Diskusi bergeser ke para ahli desainer baju.  Sebagian besar mereka bukanlah lulusan sekolah atau universitas (baca program studi) Tata Busana.  Pak Fariz, dosen Unesa yang menjadi tokoh di balik Jember Fashion Carnafal (JFC) berlatar belakang pendidikan Seni Rupa.  Pak Wahono menunjuk beberapa desainer terkenal yang ternyata tidak berlatar belakang pendidikan Tata Busana.  Pada umumnya mereka “hanya belajar dari kursus-kursus” dan kemudian berlajar sendiri.

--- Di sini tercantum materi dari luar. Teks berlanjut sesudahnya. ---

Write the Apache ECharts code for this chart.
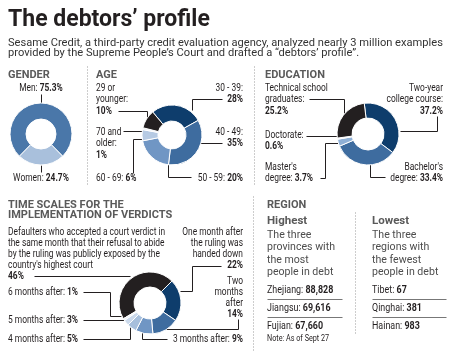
<!DOCTYPE html>
<html><head><meta charset="utf-8">
<script src="https://cdn.jsdelivr.net/npm/echarts@6/dist/echarts.min.js"></script>
<style>html,body{margin:0;padding:0;background:#fff}#c{width:455px;height:353px}</style>
</head><body><div id="c"></div>
<script>
// ---------- DATA ----------
const genderCats = ['Women', 'Men'];
const genderVals = [24.7, 75.3];
const ageCats = ['30 - 39', '40 - 49', '50 - 59', '60 - 69', '70 and\nolder', '29 or\nyounger'];
const ageVals = [28, 35, 20, 6, 1, 10];
const eduCats = ['Two-year\ncollege course', "Bachelor's\ndegree", "Master's\ndegree", 'Doctorate', 'Technical school\ngraduates'];
const eduVals = [37.2, 33.4, 3.7, 0.6, 25.2];
const timeCats = [
  "Defaulters who accepted a court verdict in\nthe same month that their refusal to abide\nby the ruling was publicly exposed by the\ncountry's highest court",
  'One month after\nthe ruling was\nhanded down',
  'Two\nmonths\nafter',
  '3 months after', '4 months after', '5 months after', '6 months after'];
const timeVals = [46, 22, 14, 9, 5, 3, 1];
const highCats = ['Zhejiang', 'Jiangsu', 'Fujian'];
const highVals = [88828, 69616, 67660];
const lowCats = ['Tibet', 'Qinghai', 'Hainan'];
const lowVals = [67, 381, 983];

// ---------- STYLES ----------
const INK = '#231f20', GREY = '#5a5a5a';
const genderColors = ['#a9c0dc', '#4a77a9'];
const ageColors = ['#0e3d6c', '#3e6c9f', '#7096c4', '#b6cae3', '#e8eef6', '#231f20'];
const eduColors = ['#0e3d6c', '#3e6c9f', '#8fb0d6', '#e3ebf5', '#231f20'];
const timeColors = ['#231f20', '#0e3d6c', '#3e6c9f', '#7096c4', '#a7bfdc', '#cbd9eb', '#eef2f8'];

function donut(cats, vals, colors, center, r0, r1, startAngle) {
  return {
    type: 'pie', center: center, radius: [r0, r1], startAngle: startAngle, clockwise: true,
    silent: true, avoidLabelOverlap: false, label: {show: false}, labelLine: {show: false},
    emphasis: {disabled: true}, animation: false,
    itemStyle: {borderColor: '#fff', borderWidth: 1},
    data: cats.map((c, i) => ({name: c.replace(/\n/g, ' '), value: vals[i], itemStyle: {color: colors[i]}}))
  };
}

function lab(cat, val, mode) {
  const ls = cat.split('\n');
  const v = '{b|' + val + '%}';
  if (mode === 'inline') ls[ls.length - 1] += ': ' + v;
  else if (mode === 'colon') { ls[ls.length - 1] += ':'; ls.push(v); }
  else ls.push(v);
  return ls;
}
function txt(x, y, s, o) {
  o = o || {};
  const size = o.size || 10, fill = o.fill || INK;
  return {type: 'text', x: x, y: y, scaleX: o.sx || 1, silent: true,
    style: {text: s, x: 0, y: 0, align: o.align || 'left', verticalAlign: 'middle', fill: fill,
      fontFamily: 'Roboto', fontSize: size, fontWeight: o.weight || 'normal',
      rich: {b: {fontWeight: 'bold', fontSize: size, fontFamily: 'Roboto', fill: fill}}}};
}
function block(x, y0, dy, lines, o) { return lines.map((l, i) => txt(x, y0 + i * dy, l, o)); }
function pl(pts, o) {
  return {type: 'polyline', silent: true, shape: {points: pts.map(p => [p[0] + 0.5, p[1] + 0.5])},
    style: {stroke: (o && o.stroke) || INK, lineWidth: 1, fill: null, lineDash: (o && o.dash) || null}};
}
const dots = {stroke: '#9a9a9a', dash: [1, 2]};
const SX = 0.84;
const L = {size: 10, sx: SX};
const LR = {size: 10, sx: SX, align: 'right'};
const LC = {size: 10, sx: SX, align: 'center'};
const H = {size: 11, weight: 'bold', fill: GREY};
const fmt = n => n.toLocaleString('en-US');

const g = [];
// title
g.push(txt(8, 20, 'The debtors\u2019 profile', {size: 23, weight: 'bold'}));
g.push(...block(8, 43, 10.5, ['Sesame Credit, a third-party credit evaluation agency, analyzed nearly 3 million examples',
  'provided by the Supreme People\u2019s Court and drafted a \u201cdebtors\u2019 profile\u201d.'], {size: 11, sx: 1.01, fill: '#333'}));
// separators
g.push(pl([[87, 66], [87, 184]], dots), pl([[254, 66], [254, 184]], dots), pl([[253, 196], [253, 350]], dots), pl([[355, 212], [355, 334]], dots));
// headings
g.push(txt(8, 75, 'GENDER', H), txt(96, 75, 'AGE', H), txt(265, 75, 'EDUCATION', H));
// gender
g.push(txt(41, 88, lab(genderCats[1], genderVals[1], 'inline')[0], LC), pl([[41, 94], [41, 104]]));
g.push(txt(41, 178, lab(genderCats[0], genderVals[0], 'inline')[0], LC), pl([[41, 165], [41, 172]]));
// age
g.push(...block(96, 88, 11.5, lab(ageCats[5], ageVals[5], 'colon'), L), pl([[118, 111], [147, 111], [147, 121]]));
g.push(...block(96, 132, 11.5, lab(ageCats[4], ageVals[4], 'colon'), L), pl([[123, 131], [143, 131]]));
g.push(txt(96, 178, lab(ageCats[3], ageVals[3], 'inline')[0], L), pl([[133, 173], [133, 139], [145, 139]]));
g.push(...block(243, 88, 11.5, lab(ageCats[0], ageVals[0], 'colon'), LR), pl([[222, 99], [192, 99], [192, 110]]));
g.push(...block(243, 132, 11.5, lab(ageCats[1], ageVals[1], 'colon'), LR), pl([[222, 143], [200, 143]]));
g.push(txt(243, 178, lab(ageCats[2], ageVals[2], 'inline')[0], LR), pl([[191, 177], [168, 177], [168, 163]]));
// education
g.push(...block(265, 88, 11.5, lab(eduCats[4], eduVals[4], 'colon'), L), pl([[309, 99], [344, 99], [344, 113]]));
g.push(...block(265, 135, 11.5, lab(eduCats[3], eduVals[3], 'colon'), L), pl([[306, 136], [339, 136]]));
g.push(...block(265, 167, 11.5, lab(eduCats[2], eduVals[2], 'inline'), L), pl([[320, 178], [325, 178], [325, 143], [340, 143]]));
g.push(...block(443, 88, 11.5, lab(eduCats[0], eduVals[0], 'colon'), LR), pl([[437, 116], [437, 131], [400, 131]]));
g.push(...block(443, 167, 11.5, lab(eduCats[1], eduVals[1], 'inline'), LR), pl([[385, 177], [370, 177], [370, 164]]));
// time scales
g.push(...block(8, 205, 10.5, ['TIME SCALES FOR THE', 'IMPLEMENTATION OF VERDICTS'], H));
g.push(...block(8, 232, 11, lab(timeCats[0], timeVals[0], 'plain'), L), pl([[34, 276], [130, 276]]));
g.push(...block(243, 232, 11, lab(timeCats[1], timeVals[1], 'plain'), LR), pl([[221, 266], [192, 266], [192, 291], [180, 291]]));
g.push(...block(243, 281, 11, lab(timeCats[2], timeVals[2], 'plain'), LR), pl([[238, 319], [238, 329], [163, 329]]));
g.push(txt(8, 292, lab(timeCats[6], timeVals[6], 'inline')[0], L), pl([[83, 292], [110, 292], [110, 316], [121, 316]]));
g.push(txt(8, 320, lab(timeCats[5], timeVals[5], 'inline')[0], L), pl([[83, 320], [124, 320]]));
g.push(txt(8, 339, lab(timeCats[4], timeVals[4], 'inline')[0], L), pl([[83, 339], [130, 339], [130, 327]]));
g.push(txt(243, 339, lab(timeCats[3], timeVals[3], 'inline')[0], LR), pl([[167, 339], [142, 339], [142, 332]]));
// region
g.push(txt(267, 205, 'REGION', H), txt(267, 221, 'Highest', {size: 11.5, weight: 'bold', fill: GREY}), txt(372, 221, 'Lowest', {size: 11.5, weight: 'bold', fill: GREY}));
const P = {size: 11.5, sx: 0.92, fill: '#4d4d4d'};
g.push(...block(267, 235, 12.4, ['The three', 'provinces with', 'the most', 'people in debt'], P));
g.push(...block(372, 235, 12.4, ['The three', 'regions with', 'the fewest', 'people in debt'], P));
const R = {size: 10.5, sx: 0.85};
highCats.forEach((c, i) => g.push(txt(267, 290 + i * 18, c + ': {b|' + fmt(highVals[i]) + '}', R)));
lowCats.forEach((c, i) => g.push(txt(372, 290 + i * 18, c + ': {b|' + fmt(lowVals[i]) + '}', R)));
[299, 317].forEach(y => g.push(pl([[267, y], [342, y]], {stroke: '#777'}), pl([[372, y], [446, y]], {stroke: '#777'})));
g.push(txt(267, 339, 'Note: As of Sept 27', {size: 8.5, sx: 0.85}));

const chart = echarts.init(document.getElementById('c'), null, {renderer: 'canvas'});
chart.setOption({
  animation: false,
  backgroundColor: '#fff',
  series: [
    donut(genderCats, genderVals, genderColors, [41, 134], 15, 31, 314.5),
    donut(ageCats, ageVals, ageColors, [172, 135], 14, 30, 130),
    donut(eduCats, eduVals, eduColors, [368, 134], 16, 31, 97),
    donut(timeCats, timeVals, timeColors, [150, 303], 16, 31, 210.6)
  ],
  graphic: {elements: g}
});
</script></body></html>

Diskusi bergeser lagi ke guru-guru yang berlatar belakang bukan LPTK.  Pak Wahono menunjukkan guru-guru seperti itu justru kreatif dalam mengajar, melebihi mereka yang lulusan LPTK.  Saya juga teringat saat awal-awal pendirian SAIMS (Sekolah Alam Insan Mulia Surabaya) guru yang sangat baik waktu itu lulusan Teknologi Pertanian.  Ingatan bergeser lagi, penulis Novel Laskar Pelangi, Andrea Hirata juga bukan lulusan program studi Sastra.  Taufik Ismail, penyair senior kita justru dokter hewan.

Mengapa begitu ya?  Diskusi menjadi lebih gayeng, ketika saya menyodorkan data penelitian tahun lalu tentang pengembangan kreativitas mahasiswa.  Penelitian itu menunjukkan aspek yang paling lemah dalam pengembangan kreativitas adalah originalitas.  Penelurusan secara mendalam menemukan, kelemahan itu terjadi karena mahasiswa terpaku oleh rambu-rambu yang ada dalam buku teks dan penjelasan dosen.  Keterpakuan itu menyebabkan mereka tidak berani keluar dari patren yang seakan-akan baku.  Ternyata Pak Wahono juga menemukan simpulan serupa ketika melakukan penelitian di FMIPA.

Diskusi itu memunculkan pertanyaan “apakah pendidikan kita mengerangkeng siswa/mahasiswa, sehingga daya kreativitasnya mandeg?”.  Pada hal justru kreativitas itu yang saat ini, di era digital ini, yang sangat diperlukan.  Pekerjaan yang berulang, perhitungan yang rumit sekarang dapat dilakukan oleh robot dan komputer.  Tetapi robot dan komputer tidak dapat melakukan kreativitas, sehingga harus manusia yang mengerjakannya.  Berbagai studi juga mendukung pentingnya kreativitas dalam kehidupan.

Pertanyaannya, apakah betul pendidikan kita yang menyebabkan siswa/mahasiswa tidak kreatif?  Kelakar bahwa ketika diminta menggambar pemandangan, siswa selalu menggambar dua gunung yang mengapit matahari, merupakan contoh tumpulnya kreativitas siswa?  Mengapa itu terjadi?

Tentu tidak mudah untuk menjawabnya, sehingga Pak Wahono dan saya sepakat akan mengkajinya lewat penelitian yang mendalam.  Semoga akan teman lain yang mau bergabung.  Jika penelitian itu dapat membuktikan bahwa pola pendidikan kita mengerangkeng pikiran siswa/mahasiswa, sehingga daya kreativitasnya tumpul, maka harus segera diubah.